- **Your objective**
In the listing below, locate the line that contains "What Chart.js code" and the line that contains "const total = disposals.reduce((a, b)". Restate word for word those two lines and every line between them, and nothing else.

(Charts and diagrams as code)
* * * * *
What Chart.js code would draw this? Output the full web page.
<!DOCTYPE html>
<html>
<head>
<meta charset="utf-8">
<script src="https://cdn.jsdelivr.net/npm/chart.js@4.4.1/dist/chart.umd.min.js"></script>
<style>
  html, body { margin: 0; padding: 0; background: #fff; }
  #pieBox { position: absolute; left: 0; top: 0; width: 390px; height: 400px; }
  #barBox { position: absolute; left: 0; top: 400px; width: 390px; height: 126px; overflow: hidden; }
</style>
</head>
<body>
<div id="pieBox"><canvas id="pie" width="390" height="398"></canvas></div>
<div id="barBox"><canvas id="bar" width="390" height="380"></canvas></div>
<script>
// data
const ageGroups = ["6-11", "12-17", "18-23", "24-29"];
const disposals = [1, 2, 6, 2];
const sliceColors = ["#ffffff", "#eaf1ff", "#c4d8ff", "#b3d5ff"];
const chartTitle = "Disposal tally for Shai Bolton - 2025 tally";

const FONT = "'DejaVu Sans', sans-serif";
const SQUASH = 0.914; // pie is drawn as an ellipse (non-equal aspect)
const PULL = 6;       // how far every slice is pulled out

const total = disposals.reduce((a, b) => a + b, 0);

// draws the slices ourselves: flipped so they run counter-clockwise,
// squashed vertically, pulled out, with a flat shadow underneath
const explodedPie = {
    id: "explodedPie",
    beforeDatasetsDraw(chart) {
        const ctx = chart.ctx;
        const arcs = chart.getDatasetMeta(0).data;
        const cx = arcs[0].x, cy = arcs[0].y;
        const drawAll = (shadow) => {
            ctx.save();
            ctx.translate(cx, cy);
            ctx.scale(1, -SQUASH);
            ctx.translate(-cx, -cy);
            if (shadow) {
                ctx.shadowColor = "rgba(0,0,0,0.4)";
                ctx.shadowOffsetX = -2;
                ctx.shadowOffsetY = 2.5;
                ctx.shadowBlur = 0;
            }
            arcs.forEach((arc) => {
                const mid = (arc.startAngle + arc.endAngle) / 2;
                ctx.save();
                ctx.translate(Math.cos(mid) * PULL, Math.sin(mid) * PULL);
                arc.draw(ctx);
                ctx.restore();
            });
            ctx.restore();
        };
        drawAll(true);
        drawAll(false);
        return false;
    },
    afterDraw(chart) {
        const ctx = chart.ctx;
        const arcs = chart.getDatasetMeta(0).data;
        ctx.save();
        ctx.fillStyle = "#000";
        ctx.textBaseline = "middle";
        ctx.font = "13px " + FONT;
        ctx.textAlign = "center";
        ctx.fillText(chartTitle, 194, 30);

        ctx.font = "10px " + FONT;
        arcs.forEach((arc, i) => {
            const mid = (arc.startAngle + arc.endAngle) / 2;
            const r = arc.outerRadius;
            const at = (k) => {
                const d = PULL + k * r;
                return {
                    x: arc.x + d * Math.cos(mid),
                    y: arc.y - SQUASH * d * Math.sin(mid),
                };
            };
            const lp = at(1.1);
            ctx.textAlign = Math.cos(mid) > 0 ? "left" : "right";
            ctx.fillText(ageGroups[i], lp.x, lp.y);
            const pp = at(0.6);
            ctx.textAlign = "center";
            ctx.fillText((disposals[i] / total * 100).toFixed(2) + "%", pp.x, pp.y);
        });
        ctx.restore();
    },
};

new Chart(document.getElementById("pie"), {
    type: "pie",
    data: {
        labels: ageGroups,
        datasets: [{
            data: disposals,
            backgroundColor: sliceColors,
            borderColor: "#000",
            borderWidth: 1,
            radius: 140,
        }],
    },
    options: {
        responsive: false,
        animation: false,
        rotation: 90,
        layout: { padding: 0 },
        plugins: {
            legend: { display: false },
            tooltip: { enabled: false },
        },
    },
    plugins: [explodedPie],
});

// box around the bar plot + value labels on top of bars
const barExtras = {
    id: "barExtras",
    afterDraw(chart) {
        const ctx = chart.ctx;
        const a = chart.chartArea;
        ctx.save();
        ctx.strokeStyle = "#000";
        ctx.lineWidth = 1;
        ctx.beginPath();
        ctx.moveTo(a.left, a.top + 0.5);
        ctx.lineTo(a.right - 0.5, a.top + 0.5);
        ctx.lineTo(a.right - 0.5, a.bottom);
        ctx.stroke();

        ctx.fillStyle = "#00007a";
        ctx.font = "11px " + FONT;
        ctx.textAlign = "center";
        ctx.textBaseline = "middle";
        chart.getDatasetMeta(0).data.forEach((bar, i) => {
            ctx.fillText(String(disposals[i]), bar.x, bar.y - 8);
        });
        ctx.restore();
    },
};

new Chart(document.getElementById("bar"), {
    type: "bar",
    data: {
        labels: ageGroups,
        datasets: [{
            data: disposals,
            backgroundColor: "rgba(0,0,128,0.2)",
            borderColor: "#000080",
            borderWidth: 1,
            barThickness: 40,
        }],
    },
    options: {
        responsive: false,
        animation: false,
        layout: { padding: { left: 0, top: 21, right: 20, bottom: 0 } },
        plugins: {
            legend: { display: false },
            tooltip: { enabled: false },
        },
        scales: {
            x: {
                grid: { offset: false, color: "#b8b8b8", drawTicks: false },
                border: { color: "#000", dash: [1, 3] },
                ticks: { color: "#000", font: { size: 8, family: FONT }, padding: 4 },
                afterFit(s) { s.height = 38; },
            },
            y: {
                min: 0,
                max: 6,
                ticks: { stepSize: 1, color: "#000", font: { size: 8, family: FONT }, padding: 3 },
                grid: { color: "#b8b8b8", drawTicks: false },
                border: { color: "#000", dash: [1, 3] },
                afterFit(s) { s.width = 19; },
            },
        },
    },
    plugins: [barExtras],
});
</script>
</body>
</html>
* * * * *
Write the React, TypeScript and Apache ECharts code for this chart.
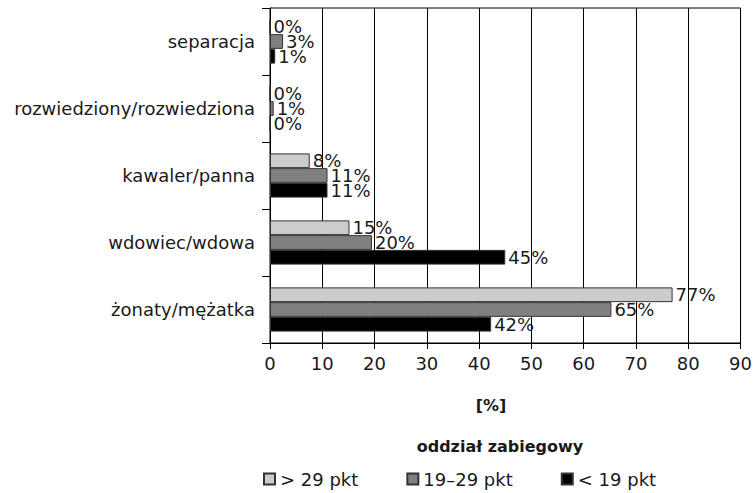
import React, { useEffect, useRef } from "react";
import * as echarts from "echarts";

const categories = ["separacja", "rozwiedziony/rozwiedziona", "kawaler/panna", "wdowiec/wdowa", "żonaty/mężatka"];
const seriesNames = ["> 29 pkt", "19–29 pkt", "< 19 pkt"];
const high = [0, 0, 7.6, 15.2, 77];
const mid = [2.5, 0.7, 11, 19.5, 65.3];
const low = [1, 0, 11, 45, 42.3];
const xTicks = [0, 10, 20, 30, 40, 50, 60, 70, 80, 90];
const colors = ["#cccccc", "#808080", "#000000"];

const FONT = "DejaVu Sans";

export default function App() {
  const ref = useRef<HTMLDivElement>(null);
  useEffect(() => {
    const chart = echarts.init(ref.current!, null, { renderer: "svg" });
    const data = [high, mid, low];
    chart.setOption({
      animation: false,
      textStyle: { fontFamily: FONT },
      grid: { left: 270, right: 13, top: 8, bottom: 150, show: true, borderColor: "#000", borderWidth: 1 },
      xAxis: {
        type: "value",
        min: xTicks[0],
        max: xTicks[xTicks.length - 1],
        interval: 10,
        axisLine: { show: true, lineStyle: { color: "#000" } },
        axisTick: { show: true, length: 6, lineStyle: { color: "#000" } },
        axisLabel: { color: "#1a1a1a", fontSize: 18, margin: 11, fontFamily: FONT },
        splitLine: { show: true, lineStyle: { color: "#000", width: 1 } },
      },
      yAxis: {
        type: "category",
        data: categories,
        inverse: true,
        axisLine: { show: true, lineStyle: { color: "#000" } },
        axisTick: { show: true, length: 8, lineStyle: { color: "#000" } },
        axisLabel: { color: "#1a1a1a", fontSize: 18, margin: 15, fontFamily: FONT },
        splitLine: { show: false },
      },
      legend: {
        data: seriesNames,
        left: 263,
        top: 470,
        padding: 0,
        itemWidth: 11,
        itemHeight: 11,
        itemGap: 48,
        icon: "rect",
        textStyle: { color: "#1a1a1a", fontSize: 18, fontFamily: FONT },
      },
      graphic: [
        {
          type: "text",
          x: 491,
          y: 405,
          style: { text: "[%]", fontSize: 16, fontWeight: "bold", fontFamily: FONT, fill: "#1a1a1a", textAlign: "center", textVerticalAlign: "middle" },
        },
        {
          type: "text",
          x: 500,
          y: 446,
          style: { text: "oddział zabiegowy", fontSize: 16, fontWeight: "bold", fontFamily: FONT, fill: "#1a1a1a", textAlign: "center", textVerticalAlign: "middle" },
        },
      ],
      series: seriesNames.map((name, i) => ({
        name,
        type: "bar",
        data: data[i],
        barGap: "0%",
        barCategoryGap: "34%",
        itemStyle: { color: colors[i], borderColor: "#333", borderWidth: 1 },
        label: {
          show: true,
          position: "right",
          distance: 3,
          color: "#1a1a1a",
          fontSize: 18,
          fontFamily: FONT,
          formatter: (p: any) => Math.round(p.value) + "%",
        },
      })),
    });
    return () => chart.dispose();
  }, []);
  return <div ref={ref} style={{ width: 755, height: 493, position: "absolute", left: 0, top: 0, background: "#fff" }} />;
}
* * * * *
- **Full solution**
What Chart.js code would draw this? Output the full web page.
<!DOCTYPE html>
<html>
<head>
<meta charset="utf-8">
<script src="https://cdn.jsdelivr.net/npm/chart.js@4.4.1/dist/chart.umd.min.js"></script>
<style>
  html, body { margin: 0; padding: 0; background: #fff; }
  #pieBox { position: absolute; left: 0; top: 0; width: 390px; height: 400px; }
  #barBox { position: absolute; left: 0; top: 400px; width: 390px; height: 126px; overflow: hidden; }
</style>
</head>
<body>
<div id="pieBox"><canvas id="pie" width="390" height="398"></canvas></div>
<div id="barBox"><canvas id="bar" width="390" height="380"></canvas></div>
<script>
// data
const ageGroups = ["6-11", "12-17", "18-23", "24-29"];
const disposals = [1, 2, 6, 2];
const sliceColors = ["#ffffff", "#eaf1ff", "#c4d8ff", "#b3d5ff"];
const chartTitle = "Disposal tally for Shai Bolton - 2025 tally";

const FONT = "'DejaVu Sans', sans-serif";
const SQUASH = 0.914; // pie is drawn as an ellipse (non-equal aspect)
const PULL = 6;       // how far every slice is pulled out

const total = disposals.reduce((a, b) => a + b, 0);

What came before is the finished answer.